Increíble pero real. Lo reconoce el propio director de La Vanguardia, Jordi Juan, cuando en su nota diaria explica que sus hijos ya le han dicho que no le leen cuando el tema que aborda es la política catalana. Están hartos y les aburre. No es un estado de opinión excepcional, todo lo contrario. La mayoría de lectores cada vez se interesan menos por nuestra política cuando debería ser justo lo contrario. Y no hay para menos, los hechos protagonistas hacen lo imposible por generalizar el aburrimiento, el rechazo o, incluso, la indignación.
Ahora estamos viviendo una nueva crisis entre JxCat y ERC con reuniones y reuniones (sería bueno dar un coste económico a estas crisis a base de contabilizar las horas de reunión de unos personajes que cobran un riñón al mes; nuestro riñón). Ahora, JxCat considera que ni el secretario general, ni la presidenta, ni su órgano de dirección debían decidir si la expulsión de su vicepresidente al gobierno era motivo de rotura o no, y le pasaban la decisión a los militantes, ganando tiempo, renegociando con Aragonés, intentando salvar la cara y dejando la decisión para la próxima semana, cuando, en principio, los 2.000 militantes -de los más de 40.000 que llegó a tener Convergència- deciden. Además no está fijada la pregunta, así que los militantes decidirán sobre una cuestión que en estos momentos todavía no está formulada.
Mientras tanto en el colmo de la confusión, el debate de política general en el Parlamento continúa. Lo hace sin que nadie le otorgue la más mínima atención y dentro de una dinámica gobierno-oposición donde JxCat y ERC defienden los mismos puntos de vista ante los empujes de los que están fuera del gobierno. Más surrealismo imposible.
En realidad esta confusión de confusiones nace por lo que apuntábamos en un anterior punto clave que es sencillamente que dicen algo, pero en realidad opinan lo contrario y sus respectivos intereses están cruzados. Es ERC la que quiere fuera del gobierno a JxCat, al tiempo que pretende que sean ellos los que rompan, los que se marchen, para que así después no puedan ser acusados de nada cuando pacten con fuerzas no independentistas para seguir gobernando.

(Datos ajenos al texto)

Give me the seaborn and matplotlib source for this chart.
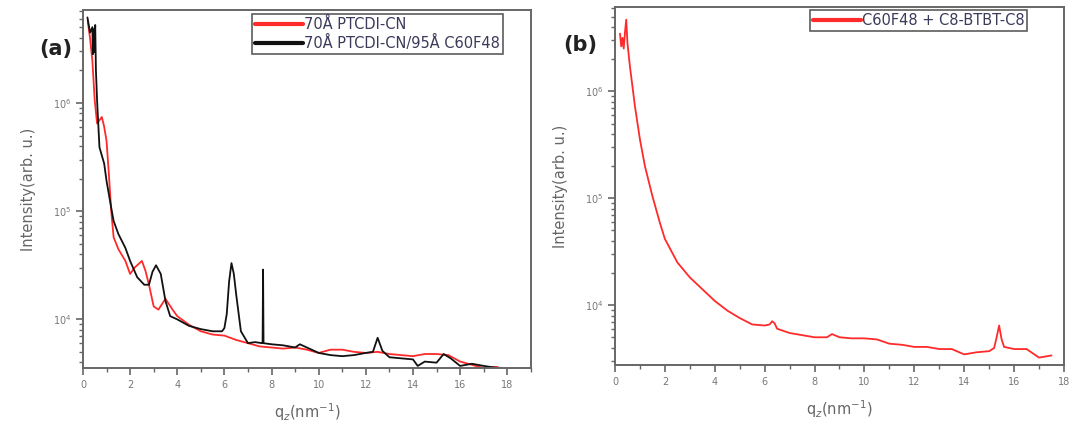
import numpy as np
import pandas as pd
import seaborn as sns
from matplotlib import pyplot as plt
from matplotlib.ticker import LogLocator, MultipleLocator, NullFormatter

# panel (a) -- 70A PTCDI-CN (red), values read as log10(intensity)
q_red_a = [0.2, 0.3, 0.4, 0.5, 0.6, 0.7, 0.8, 0.9, 1.0, 1.1, 1.2, 1.3, 1.5, 1.8, 2.0, 2.2,
           2.5, 2.65, 2.8, 3.0, 3.2, 3.5, 3.8, 4.0, 4.5, 5.0, 5.5, 6.0, 6.5, 7.0, 7.5, 8.0,
           8.5, 9.0, 9.5, 10.0, 10.5, 11.0, 11.5, 12.0, 12.5, 13.0, 13.5, 14.0, 14.5, 15.0,
           15.5, 16.0, 16.5, 17.0, 17.3, 17.6]
logi_red_a = [6.76, 6.6, 6.39, 6.02, 5.81, 5.84, 5.87, 5.78, 5.65, 5.34, 5.0, 4.76, 4.65,
              4.54, 4.42, 4.48, 4.54, 4.45, 4.32, 4.12, 4.09, 4.19, 4.09, 4.03, 3.95, 3.89,
              3.86, 3.85, 3.81, 3.78, 3.75, 3.74, 3.73, 3.74, 3.72, 3.69, 3.72, 3.72, 3.70,
              3.69, 3.70, 3.68, 3.67, 3.66, 3.68, 3.68, 3.67, 3.61, 3.58, 3.55, 3.56, 3.56]

# panel (a) -- 70A PTCDI-CN/95A C60F48 (black)
q_blk_a = [0.19, 0.3, 0.4, 0.42, 0.45, 0.48, 0.52, 0.55, 0.6, 0.7, 0.9, 1.0, 1.2, 1.3,
           1.5, 1.8, 2.0, 2.3, 2.6, 2.8, 2.95, 3.1, 3.3, 3.5, 3.7, 4.0, 4.5, 5.0, 5.5, 5.9,
           6.0, 6.1, 6.2, 6.3, 6.4, 6.5, 6.7, 7.0, 7.3, 7.6, 7.62, 7.64, 7.66, 8.0, 8.5,
           9.0, 9.2, 9.5, 10.0, 10.5, 11.0, 11.5, 12.0, 12.3, 12.5, 12.7, 13.0, 13.5,
           14.0, 14.2, 14.5, 15.0, 15.3, 15.6, 16.0, 16.5, 17.0, 17.6]
logi_blk_a = [6.79, 6.65, 6.7, 6.45, 6.68, 6.47, 6.72, 6.3, 6.02, 5.59, 5.44, 5.28, 5.03,
              4.91, 4.79, 4.66, 4.54, 4.39, 4.32, 4.32, 4.44, 4.50, 4.42, 4.17, 4.03, 4.0,
              3.94, 3.91, 3.89, 3.89, 3.92, 4.05, 4.35, 4.52, 4.42, 4.23, 3.89, 3.78, 3.79,
              3.78, 3.78, 4.46, 3.78, 3.77, 3.76, 3.74, 3.77, 3.74, 3.69, 3.67, 3.66, 3.67,
              3.69, 3.70, 3.83, 3.71, 3.65, 3.64, 3.63, 3.57, 3.61, 3.60, 3.68, 3.64, 3.57,
              3.59, 3.57, 3.55]

# panel (b) -- C60F48 + C8-BTBT-C8 (red)
q_b = [0.2, 0.25, 0.3, 0.35, 0.4, 0.45, 0.5, 0.6, 0.8, 1.0, 1.2, 1.5, 1.8, 2.0, 2.5, 3.0,
       3.5, 4.0, 4.5, 5.0, 5.5, 6.0, 6.2, 6.3, 6.4, 6.5, 7.0, 7.5, 8.0, 8.5, 8.7, 9.0,
       9.5, 10.0, 10.5, 11.0, 11.5, 12.0, 12.5, 13.0, 13.5, 14.0, 14.5, 15.0, 15.2,
       15.3, 15.4, 15.5, 15.6, 16.0, 16.5, 17.0, 17.5]
logi_b = [6.54, 6.42, 6.5, 6.4, 6.55, 6.67, 6.45, 6.23, 5.86, 5.55, 5.30, 5.02, 4.77, 4.62,
          4.40, 4.26, 4.15, 4.04, 3.95, 3.88, 3.82, 3.81, 3.82, 3.85, 3.83, 3.78, 3.74,
          3.72, 3.70, 3.70, 3.73, 3.70, 3.69, 3.69, 3.68, 3.64, 3.63, 3.61, 3.61, 3.59,
          3.59, 3.54, 3.56, 3.57, 3.60, 3.70, 3.81, 3.68, 3.61, 3.59, 3.59, 3.51, 3.53]

lab_red_a = "70Å PTCDI-CN"
lab_blk_a = "70Å PTCDI-CN/95Å C60F48"
lab_b = "C60F48 + C8-BTBT-C8"

sns.set_style("ticks")
plt.rcParams['font.family'] = ['DejaVu Sans']

fig = plt.figure(figsize=(10.69, 4.28), dpi=100)
ax_a = fig.add_axes([0.0776, 0.140, 0.419, 0.837])
ax_b = fig.add_axes([0.5753, 0.147, 0.420, 0.837])

df_a = pd.concat([
    pd.DataFrame({"q": q_red_a, "I": np.power(10.0, logi_red_a), "s": lab_red_a}),
    pd.DataFrame({"q": q_blk_a, "I": np.power(10.0, logi_blk_a), "s": lab_blk_a}),
])
df_b = pd.DataFrame({"q": q_b, "I": np.power(10.0, logi_b), "s": lab_b})

sns.lineplot(data=df_a, x="q", y="I", hue="s", sort=False, estimator=None,
             palette={lab_red_a: "#ff2a2a", lab_blk_a: "#111111"}, lw=1.3, ax=ax_a)
sns.lineplot(data=df_b, x="q", y="I", hue="s", sort=False, estimator=None,
             palette={lab_b: "#ff2a2a"}, lw=1.3, ax=ax_b)

grey = "#666666"
panels = [(ax_a, (10**3.55, 10**6.86), (0, 19), (0.9375, 0.989)),
          (ax_b, (10**3.44, 10**6.79), (0, 18), (0.918, 0.992))]
for ax, ylim, xlim, anchor in panels:
    ax.set_yscale("log")
    ax.set_xlim(*xlim)
    ax.set_ylim(*ylim)
    ax.xaxis.set_major_locator(MultipleLocator(2))
    ax.xaxis.set_minor_locator(MultipleLocator(1))
    ax.yaxis.set_major_locator(LogLocator(base=10))
    ax.yaxis.set_minor_locator(LogLocator(base=10, subs=np.arange(2, 10)))
    ax.yaxis.set_minor_formatter(NullFormatter())
    for sp in ax.spines.values():
        sp.set_color(grey)
        sp.set_linewidth(1.4)
    ax.tick_params(which="major", direction="out", length=5, width=1.2, colors=grey,
                   labelsize=7, labelcolor="#777777")
    ax.tick_params(which="minor", direction="out", length=3, width=1.0, colors=grey)
    ax.set_xlabel("q$_z$(nm$^{-1}$)", fontsize=10.5, color="#666666", labelpad=8)
    ax.set_ylabel("Intensity(arb. u.)", fontsize=10.5, color="#666666", labelpad=12)
    leg = ax.legend(loc="upper right", bbox_to_anchor=anchor, frameon=True,
                    fancybox=False, fontsize=10.5, handlelength=3.3, handletextpad=0.05,
                    borderpad=0.2, labelspacing=0.2, borderaxespad=0.0)
    leg.get_frame().set_edgecolor("#333333")
    leg.get_frame().set_linewidth(1.2)
    for t in leg.get_texts():
        t.set_color("#3a3a5a")
    for h in leg.get_lines():
        h.set_linewidth(3)

fig.text(0.037, 0.885, "(a)", fontsize=15, fontweight="bold", color="#222222",
         ha="left", va="center")
fig.text(0.527, 0.895, "(b)", fontsize=15, fontweight="bold", color="#222222",
         ha="left", va="center")

fig.savefig("out.png", dpi=100)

Por su parte JxCat no quiere irse y por eso hace todos estos papeles tan extraños. No tiene fuerzas para romper por una razón muy concreta, es un partido fino, numéricamente débil por el escaso número de personas que militan, que tiene su capital principal en unos alcaldes que, en estos momentos, solo piensan, legítimamente, en su reelección y que además internamente es bastante una olla de grillos, porque no tiene un programa de país bien definido, más allá de exclamar que “primero la independencia y ya después veremos que hacemos”. Esto hace que tampoco tenga especial aptitud para gobernar la autonomía. Con ese bagaje es evidente que está a la intemperie. Pasar a la oposición es muy complicado porque les exigiría un esfuerzo de transformación extraordinario con muchos números de no lograrlo con éxito.
A todo esto se le añade la debilidad, ahora evidente, del liderazgo de Turull. Procedente de la antigua Convergència que en un pasado no muy lejano era difícil ver en él a un líder fuerte, que es lo que precisamente hoy necesita JxCat por las condiciones en las que se encuentra. Atención, fuerte no significa histriónico, del tipo Borràs, sino capaz de marcar el camino y tener el carisma suficiente para que la gran mayoría quiera seguirlo.
Mientras, el tema central hoy en la política española, la fiscalidad, no existe en Cataluña cuando precisamente es la comunidad con la presión fiscal más elevada tanto por arriba como por abajo. Es una demostración más de que al menos en un sentido, los Països Catalans existen, porque ERC y JxCat permanecen en la luna de Valencia.